The browser selects the first source it supports. Modern browsers load the WebP. Legacy browsers load the JPEG. The user sees the correct image regardless.

In practice, most websites in 2026 serve WebP exclusively without fallback and accept the sub-5% of users who see a broken image. The performance benefit for 95%+ of users outweighs the cost of maintaining dual format assets.

AVIF: The Next Contender

AVIF deserves mention because it outperforms WebP on pure compression efficiency, achieving roughly 50% smaller files than JPEG at comparable quality. Browser support crossed 90% in early 2026.

The constraint is encoding speed. AVIF compression is computationally expensive, requiring 10-50x more processing time than WebP. For real-time conversion and batch processing, WebP remains practical. For static assets processed once at build time, AVIF offers the smallest possible file sizes.

The pragmatic approach: use WebP as your standard web format today. Monitor AVIF tooling and encoding speed improvements. When AVIF encoding becomes fast enough for your workflow, evaluate switching. The performance gain exists, but the operational overhead of slow encoding is real.

Decision Framework

When choosing a format, answer three questions in order:

Does the image need transparency? If yes, use WebP (lossy for photos with transparency, lossless for graphics). PNG is the fallback only if WebP is not supported in your delivery context.

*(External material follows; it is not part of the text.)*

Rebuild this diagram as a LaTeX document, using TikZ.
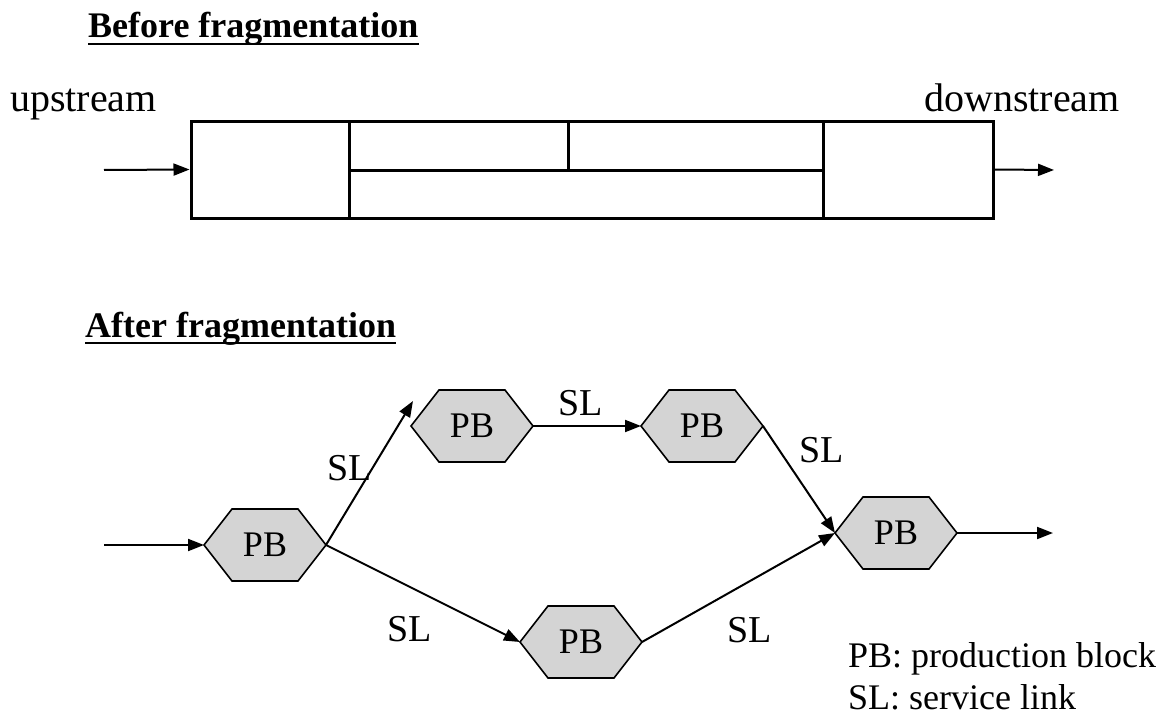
\documentclass[tikz,border=0pt]{standalone}
\usepackage{fontspec}
\setmainfont{Liberation Serif}
\usetikzlibrary{arrows.meta,calc}
\definecolor{hexgray}{RGB}{212,212,212}
\newcommand{\hexnode}[3]{%
  \draw[hexfill] (#2-61,#3) -- (#2-33,#3-36) -- (#2+33,#3-36) -- (#2+61,#3) -- (#2+33,#3+36) -- (#2-33,#3+36) -- cycle;
  \node[pb] (#1) at (#2,#3) {PB};}
\begin{document}
\begin{tikzpicture}[x=1pt,y=-1pt,
  boxline/.style={line width=3pt,line cap=rect},
  conn/.style={line width=2pt,-{Triangle[length=16pt,width=12pt]}},
  hexfill/.style={fill=hexgray,draw=black,line width=1.6pt,line join=miter},
  pb/.style={minimum width=122pt,minimum height=72pt,inner sep=0pt,outer sep=0pt,font=\fontsize{36}{40}\selectfont},
  lbl/.style={font=\fontsize{38}{44}\selectfont,inner sep=0pt},
  side/.style={font=\fontsize{40}{46}\selectfont,inner sep=0pt},
  legend/.style={font=\fontsize{36}{42}\selectfont,inner sep=0pt,anchor=base west},
  ttl/.style={font=\fontsize{36}{42}\selectfont\bfseries,inner sep=0pt,anchor=base west},
  ul/.style={line width=2.5pt}
]
\useasboundingbox (0,0) rectangle (1173,717);

% ---- Before fragmentation ----
\node[ttl] (t1) at (88,38) {Before fragmentation};
\draw[ul] ([yshift=-6pt]t1.base west) -- ([yshift=-6pt]t1.base east);

\node[side,anchor=base west] (up) at (10,111) {upstream};
\node[side,anchor=base east] (down) at (1120,111) {downstream};

\node[draw,line width=3pt,minimum width=802pt,minimum height=97pt,inner sep=0pt] (box) at (592,169.5) {};
\draw[boxline] (349,121) -- (349,218);
\draw[boxline] (823,121) -- (823,218);
\draw[boxline] (349,170) -- (823,170);
\draw[boxline] (568,121) -- (568,170);

\coordinate (in1) at (104,170);
\coordinate (out1) at (1054,170);
\draw[conn] (in1) -- (box.west);
\draw[conn] (box.east) -- (out1);

% ---- After fragmentation ----
\node[ttl] (t2) at (85,337) {After fragmentation};
\draw[ul] ([yshift=-6pt]t2.base west) -- ([yshift=-6pt]t2.base east);

\hexnode{pb1}{265}{545}
\hexnode{pb2}{472}{426}
\hexnode{pb3}{702}{426}
\hexnode{pb4}{581}{642}
\hexnode{pb5}{896}{533}

\coordinate (in2) at (104,545);
\coordinate (out2) at (1053,533);
\draw[conn] (in2) -- (pb1.west);
\draw[conn] (pb1.east) -- ([shift={(2,-25)}]pb2.west);
\draw[conn] (pb2.east) -- (pb3.west);
\draw[conn] (pb3.east) -- (pb5.west);
\draw[conn] (pb1.east) -- (pb4.west);
\draw[conn] (pb4.east) -- (pb5.west);
\draw[conn] (pb5.east) -- (out2);

\node[lbl] (sl1) at (350,468) {SL};
\node[lbl] (sl2) at (581,403) {SL};
\node[lbl] (sl3) at (822,450) {SL};
\node[lbl] (sl4) at (410,629) {SL};
\node[lbl] (sl5) at (750,630) {SL};

\node[legend] (lg1) at (848,667) {PB: production block};
\node[legend] (lg2) at (848,709) {SL: service link};
\end{tikzpicture}
\end{document}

Is the image a photograph or a graphic? Photographs compress efficiently in lossy formats. Use WebP lossy at quality 82-85. Graphics with text, sharp lines, or flat colors compress better in lossless formats. Use WebP lossless or PNG.

Where will the image be served? Web delivery (websites, apps, social media): use WebP. Design workflows and archival: use PNG. Legacy systems with confirmed WebP incompatibility: use JPEG for photos, PNG for graphics.

For the vast majority of web use cases in 2026, the answer is WebP. The technical argument for continuing to serve JPEG or PNG on the web has effectively expired.